La artista madrileña confirma con su cuarto disco una progresión que la sitúa entre los nombres imprescindibles de nuestra música popular.
No tenía todos los números, en principio, para ser el nombre más descollante de la familia. No tenía ni el bagaje ni el carisma de su hermana Estrella, ni tampoco las raíces con la tradición tan visibles como en el caso de su hermano Kiki. De hecho, pasaba bastante desapercibida en aquellas misas flamencas que su padre organizaba sobre las brasas del recordadísimo Omega (El Europeo, 1996), hace ya casi quince años, en aquella gira que pasó por las principales capitales españolas y por festivales como el FIB, donde coincidió con Leonard Cohen, el gran inspidador.
Pero Soleá Morente se está ganando, a base de trabajo, constancia, tesón y una ávida curiosidad, un puesto de privilegio en nuestra música contemporánea. Cada vez tiene más claro qué hacer y tambien cómo hacerlo.
Y lo cierto es que no era tarea fácil, menos aún cuando la sombra familiar se proyecta sobre sus propios discos, y ella la agita con lógico orgullo. Lo que podría ser una losa para ella, acaba siendo un formidable punto de partida. Si el año pasado sorprendió con un vitalista disco de rumba pop, Lo que te falta (Elefant, 2020), que ponía ritmo a un año aciago para las pistas de baile y cualquier clase de jarana, este Aurora y Enrique (Elefant, 2021) rinde un evidente tributo a la memoria de la relación de sus padres, y lo hace con todo aquello que hizo dela saga algo muy singular: el desdén por los purismos, la apertura de miras y de orejas, la inquietud inasequible al estancamiento.
“Este disco es una combinación perfecta de intuición y de cálculo, de duende y estrategia”.
Este disco es una combinación perfecta de intuición y de cálculo, de duende y estrategia, de aprendizaje pero también ya de cierta maestría. Soleá Morente empieza a atesorar un repertorio que es fruto de todo lo que escucha, de toda la gente de la que se rodea y de todo lo que ha ido asimilando en el último lustro, y aquí firma once canciones que dan buena cuenta de su valía como compositora, vocalista e intérprete. Como artista total, en resumen. Convenciendo al mayor de los escépticos.

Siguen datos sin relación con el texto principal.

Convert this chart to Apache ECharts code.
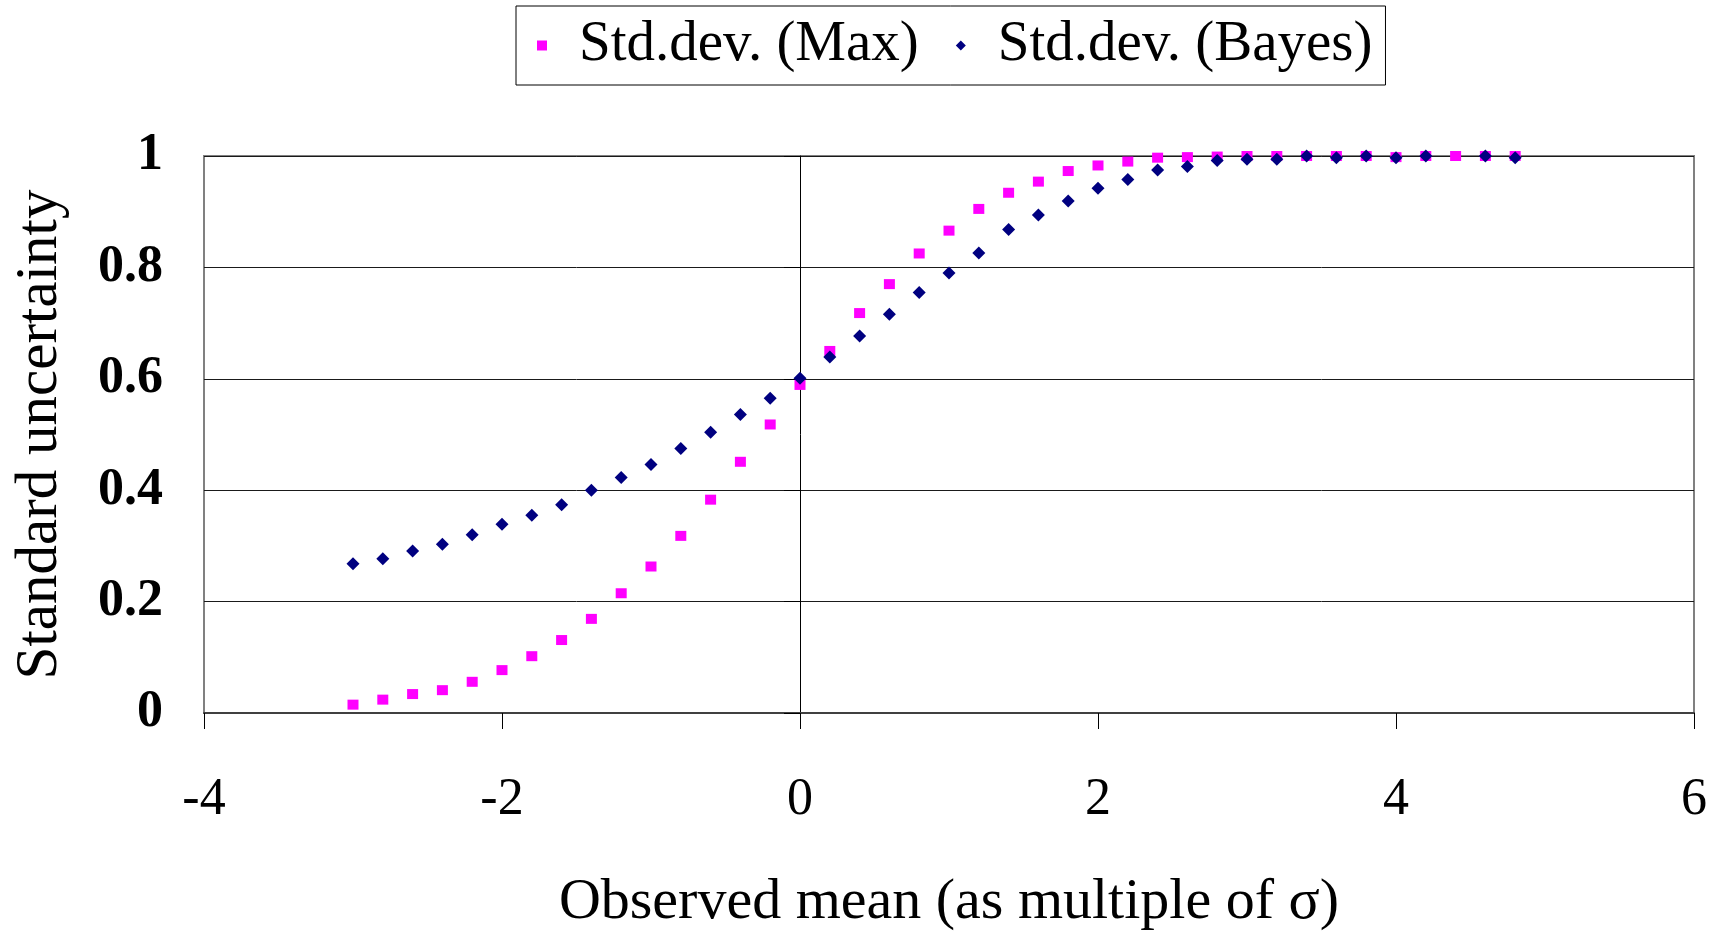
<!DOCTYPE html>
<html>
<head>
<meta charset="utf-8">
<script src="https://cdn.jsdelivr.net/npm/echarts@6/dist/echarts.min.js"></script>
<style>
  html, body { margin: 0; padding: 0; background: #fff; }
  #chart { width: 1724px; height: 937px; }
</style>
</head>
<body>
<div id="chart"></div>
<script>
// observed mean, in units of sigma
const xValues = [-3.0, -2.8, -2.6, -2.4, -2.2, -2.0, -1.8, -1.6, -1.4, -1.2,
  -1.0, -0.8, -0.6, -0.4, -0.2, 0.0, 0.2, 0.4, 0.6, 0.8,
  1.0, 1.2, 1.4, 1.6, 1.8, 2.0, 2.2, 2.4, 2.6, 2.8,
  3.0, 3.2, 3.4, 3.6, 3.8, 4.0, 4.2, 4.4, 4.6, 4.8];

const maxValues = [0.015, 0.024, 0.034, 0.041, 0.056, 0.077, 0.102, 0.131, 0.169, 0.215,
  0.263, 0.318, 0.383, 0.451, 0.518, 0.589, 0.650, 0.718, 0.770, 0.825,
  0.866, 0.905, 0.934, 0.954, 0.973, 0.983, 0.990, 0.997, 0.998, 0.999,
  1.0, 1.0, 1.0, 1.0, 1.0, 0.998, 1.0, 1.0, 1.0, 1.0];

// no Bayes point was drawn at 4.4
const bayesValues = [0.268, 0.277, 0.291, 0.303, 0.320, 0.339, 0.355, 0.374, 0.400, 0.423,
  0.446, 0.475, 0.504, 0.536, 0.565, 0.601, 0.639, 0.677, 0.716, 0.755,
  0.790, 0.826, 0.868, 0.894, 0.919, 0.942, 0.958, 0.975, 0.981, 0.992,
  0.994, 0.994, 1.0, 0.997, 1.0, 0.997, 1.0, null, 1.0, 0.997];

const seriesNames = ["Std.dev. (Max)", "Std.dev. (Bayes)"];
const xTicks = [-4, 6, 2];   // min, max, step
const yTicks = [0, 1, 0.2];

const FONT = '"Liberation Serif", "DejaVu Serif", serif';

function pairs(ys) {
  return xValues.map((x, i) => [x, ys[i]]).filter(p => p[1] != null);
}

const chart = echarts.init(document.getElementById("chart"));

chart.setOption({
  animation: false,
  backgroundColor: "#fff",
  textStyle: { fontFamily: FONT, color: "#000" },
  legend: {
    left: 516,
    top: 6,
    orient: "horizontal",
    padding: [11, 13, 11, 21],
    itemGap: 37,
    itemWidth: 10,
    itemHeight: 10,
    borderColor: "#000",
    borderWidth: 1,
    textStyle: { fontFamily: FONT, fontSize: 57, color: "#000", padding: [0, 0, 0, 27] },
    data: [
      { name: seriesNames[0], icon: "rect" },
      { name: seriesNames[1], icon: "diamond" }
    ]
  },
  grid: {
    left: 204,
    top: 156,
    width: 1490,
    height: 567,
    show: true,
    borderColor: "#808080",
    borderWidth: 2,
    containLabel: false
  },
  xAxis: {
    type: "value",
    min: xTicks[0],
    max: xTicks[1],
    interval: xTicks[2],
    name: "Observed mean (as multiple of σ)",
    nameLocation: "middle",
    nameGap: 161,
    nameTextStyle: { fontFamily: FONT, fontSize: 58, color: "#000" },
    axisLine: { onZero: false, lineStyle: { color: "#404040", width: 2 } },
    axisTick: { show: true, inside: false, length: 16, lineStyle: { color: "#000", width: 1 } },
    axisLabel: { margin: 61, fontFamily: FONT, fontSize: 52, color: "#000" },
    splitLine: { show: false }
  },
  yAxis: [
    {
      type: "value",
      position: "left",
      min: yTicks[0],
      max: yTicks[1],
      interval: yTicks[2],
      name: "Standard uncertainty",
      nameLocation: "middle",
      nameGap: 134,
      nameTextStyle: { fontFamily: FONT, fontSize: 59, color: "#000" },
      axisLine: { show: false, onZero: false },
      axisTick: { show: false },
      axisLabel: { margin: 41, fontFamily: FONT, fontSize: 52, fontWeight: "bold", color: "#000" },
      splitLine: { show: true, lineStyle: { color: "#1a1a1a", width: 1 } }
    },
    {
      // the vertical axis line crossing at x = 0
      type: "value",
      position: "left",
      min: yTicks[0],
      max: yTicks[1],
      interval: yTicks[2],
      axisLine: { show: true, onZero: true, lineStyle: { color: "#000", width: 1 } },
      axisTick: { show: true, inside: false, length: 16, lineStyle: { color: "#000", width: 1 } },
      axisLabel: { show: false },
      splitLine: { show: false }
    }
  ],
  series: [
    {
      name: seriesNames[0],
      type: "scatter",
      symbol: "rect",
      symbolSize: [11, 10],
      itemStyle: { color: "#ff00ff", opacity: 1 },
      data: pairs(maxValues)
    },
    {
      name: seriesNames[1],
      type: "scatter",
      symbol: "diamond",
      symbolSize: [13, 13],
      itemStyle: { color: "#000080", opacity: 1 },
      data: pairs(bayesValues)
    }
  ]
});
</script>
</body>
</html>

Porque Aurora y Enrique, que es una carta de amor a sus padres y, por extensión, a toda su familia, y además empieza y termina con una canción dedicada a cada uno de ellos, es un compendio de sonoridades muy distintas, pero todas bien resueltas y unificadas por su personalidad, cada vez más arrolladora.
Hay hechizo acústico en la ensoñadora “Ayer”, hay dosis de electricidad oscura en una “Domingos” en la que se nota la aportación de Triángulo de Amor Bizarro, hay quejío planetario en una “Iba a decírtelo” que tampoco desentonaría en el mejor repertorio de La Bien Querida, hay dream pop a lo Beach House en “Yo y la que fui” o en “Fe ciega”, y hay tecno pop escueto y naïf, en conexión directa con la generación Z, en esa “Marcelo Criminal” que canta junto al músico murciano, de solo 24 años.
Todo lo que intenta le sale bien, señal de que acumula ya suficientes argumentos como para convencer a quienes aún dudaban de la solidez de su propuesta. Señal de su imponente estado de forma. Y lo mejor es que, a sus 36 años, aún se le intuye un recorrido en el cual lo mejor todavía puede estar por llegar. Seguro que sí.